Opened the hive up this weekend to feed the bees, as well as to install the top bar cloth. The bees did not propolize the quilt much (maybe because they're not using the bars?), but it was slightly sticky..

The bees pretty much filled the top box in half-way, but they're attaching comb to the walls. I am not going to bother to try to fix this box. Hopefully they'll do it "right" in the boxes below. I did attach a broken off piece of comb.

Since I can't inspect the comb, and bees are bringing pollen in and seem to be quickly building comb and I didn't hear the "queenless hum" I read about on bushfarms website, I am going to assume there is a queen somewhere and hive is OK.

There were a lot fewer bees sitting on top of the quilt.

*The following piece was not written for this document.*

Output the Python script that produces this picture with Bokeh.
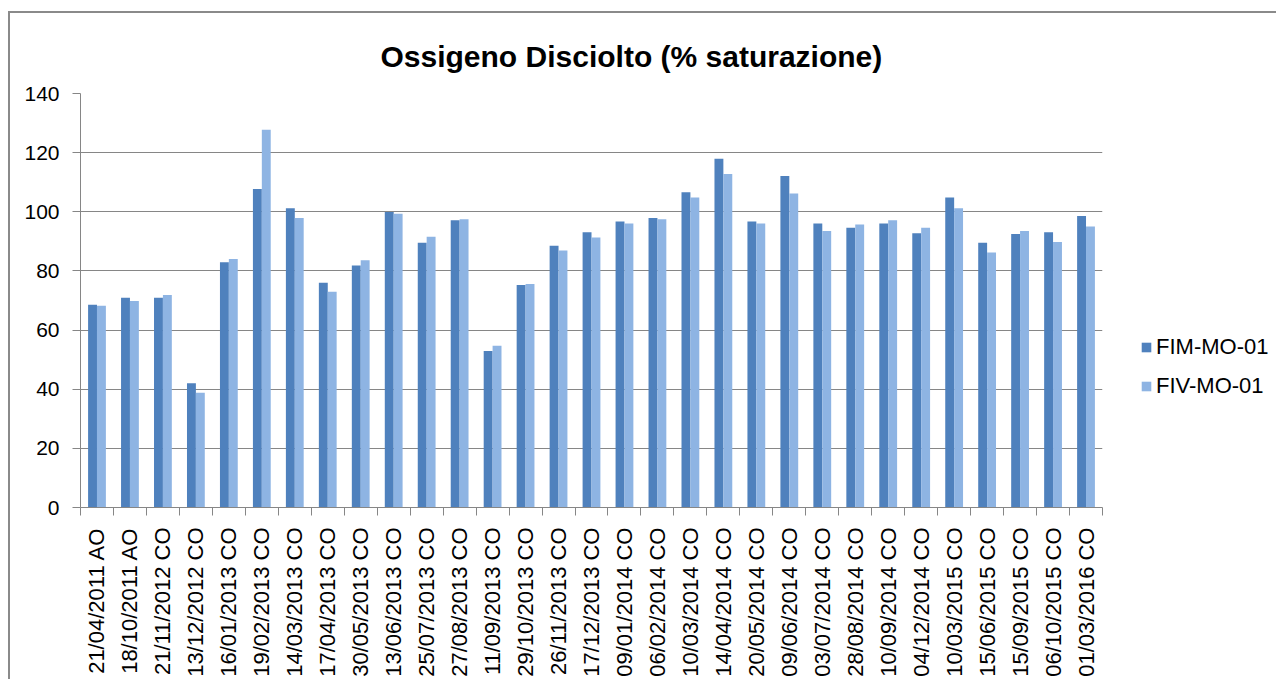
from math import pi
from bokeh.plotting import figure
from bokeh.layouts import row
from bokeh.models import (ColumnDataSource, FactorRange, Range1d, LinearAxis, CategoricalAxis,
                          FixedTicker, Legend, LegendItem, Title, Grid)
from bokeh.transform import dodge
from bokeh.embed import file_html
from bokeh.resources import INLINE

categories = [
    "21/04/2011 AO", "18/10/2011 AO", "21/11/2012 CO", "13/12/2012 CO", "16/01/2013 CO",
    "19/02/2013 CO", "14/03/2013 CO", "17/04/2013 CO", "30/05/2013 CO", "13/06/2013 CO",
    "25/07/2013 CO", "27/08/2013 CO", "11/09/2013 CO", "29/10/2013 CO", "26/11/2013 CO",
    "17/12/2013 CO", "09/01/2014 CO", "06/02/2014 CO", "10/03/2014 CO", "14/04/2014 CO",
    "20/05/2014 CO", "09/06/2014 CO", "03/07/2014 CO", "28/08/2014 CO", "10/09/2014 CO",
    "04/12/2014 CO", "10/03/2015 CO", "15/06/2015 CO", "15/09/2015 CO", "06/10/2015 CO",
    "01/03/2016 CO",
]
fim_mo_01 = [68.6, 70.9, 70.9, 42.0, 82.9, 107.7, 101.2, 76.0, 81.8, 99.9,
             89.5, 97.1, 52.9, 75.2, 88.5, 93.1, 96.7, 97.9, 106.6, 117.9,
             96.7, 112.1, 96.0, 94.6, 96.0, 92.7, 104.8, 89.5, 92.5, 93.1, 98.6]
fiv_mo_01 = [68.2, 69.8, 71.9, 38.8, 84.0, 127.7, 97.9, 73.0, 83.6, 99.3,
             91.6, 97.5, 54.7, 75.6, 86.9, 91.3, 96.0, 97.5, 104.8, 112.8,
             96.0, 106.2, 93.5, 95.7, 97.1, 94.6, 101.2, 86.2, 93.5, 89.8, 95.0]
y_ticks = [0, 20, 40, 60, 80, 100, 120, 140]
series_names = ["FIM-MO-01", "FIV-MO-01"]

FONT = "Liberation Sans"
GRID = "#868686"
DARK = "#4F81BD"
LIGHT = "#8EB4E3"
H = 666

src = ColumnDataSource(dict(cat=categories, fim=fim_mo_01, fiv=fiv_mo_01))

p = figure(width=1094, height=H,
           x_range=FactorRange(*categories), y_range=Range1d(0, 140),
           output_backend="svg", toolbar_location=None, x_axis_location=None,
           min_border_left=70, min_border_right=2, min_border_top=80, min_border_bottom=172)
p.outline_line_color = None
p.background_fill_color = "white"
p.border_fill_color = "white"
p.center = [c for c in p.center if not (isinstance(c, Grid) and c.dimension == 0)]

p.add_layout(Title(text="Ossigeno Disciolto (% saturazione)", align="left", offset=300,
                   text_font=FONT, text_font_size="30px", text_font_style="bold",
                   text_color="black", standoff=42), "above")

# y axis
p.yaxis.ticker = FixedTicker(ticks=y_ticks)
p.yaxis.major_label_text_font = FONT
p.yaxis.major_label_text_font_size = "21px"
p.yaxis.major_label_text_color = "black"
p.yaxis.axis_line_color = GRID
p.yaxis.major_tick_line_color = GRID
p.yaxis.major_tick_out = 8
p.yaxis.major_tick_in = 0
p.yaxis.minor_tick_line_color = None
p.yaxis.major_label_standoff = 13
p.ygrid.grid_line_color = GRID
p.ygrid.ticker = FixedTicker(ticks=y_ticks)

# tick marks on the category boundaries, as in the original
tick_axis = LinearAxis(ticker=FixedTicker(ticks=list(range(len(categories) + 1))),
                       major_label_text_font_size="0px", major_label_standoff=0,
                       axis_line_color=GRID, major_tick_line_color=GRID,
                       major_tick_out=8, major_tick_in=0, minor_tick_line_color=None)
p.add_layout(tick_axis, "below")

label_axis = CategoricalAxis(major_label_orientation=pi / 2,
                             major_label_text_font=FONT, major_label_text_font_size="22px",
                             major_label_text_color="black", major_label_standoff=6,
                             axis_line_color=None, major_tick_line_color=None,
                             minor_tick_line_color=None)
p.add_layout(label_axis, "below")

p.vbar(x=dodge("cat", -0.135, range=p.x_range), top="fim", width=0.27,
       source=src, fill_color=DARK, line_color=None)
p.vbar(x=dodge("cat", 0.135, range=p.x_range), top="fiv", width=0.27,
       source=src, fill_color=LIGHT, line_color=None)

# legend panel to the right of the plot area (swatch renderers lie outside its range)
pl = figure(width=172, height=H, x_range=Range1d(0, 1), y_range=Range1d(0, 1),
            output_backend="svg", toolbar_location=None,
            x_axis_location=None, y_axis_location=None, min_border=0)
pl.outline_line_color = None
pl.center = []
swatch = ColumnDataSource(dict(x=[5], top=[5]))
k1 = pl.vbar(x="x", top="top", width=0.5, source=swatch, fill_color=DARK, line_color=None)
k2 = pl.vbar(x="x", top="top", width=0.5, source=swatch, fill_color=LIGHT, line_color=None)
legend = Legend(items=[LegendItem(label=series_names[0], renderers=[k1]),
                       LegendItem(label=series_names[1], renderers=[k2])],
                location=(36, 108), orientation="vertical",
                glyph_width=12, glyph_height=12, label_height=22, spacing=13,
                label_text_font=FONT, label_text_font_size="22px", label_text_color="black",
                label_standoff=4, border_line_color=None, background_fill_alpha=0,
                padding=0, margin=0)
pl.add_layout(legend)

layout = row(p, pl)
layout.styles = {"border-left": "2px solid #8a8a8a", "border-top": "2px solid #8a8a8a",
                 "margin-top": "11px", "margin-left": "8px"}

open("out.html", "w").write(file_html(layout, INLINE))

I am going to assume because it was a very warm day and they could afford to leave the hive and go forage.

I spilled a bit of syrup on the entrance, and bees returning with pollen were rather happy to suck it up. Is there a guideline on how much syrup they need per week? They seem to suck up half a gallon (under 2 literes) easily in a week

Forgot to insert the battery into the camera, so no pictures.

By the way, I don't think I managed to squash any bees this time around. I think emptiness of the hive helped. The ants keep the area around the hive dead-bee free.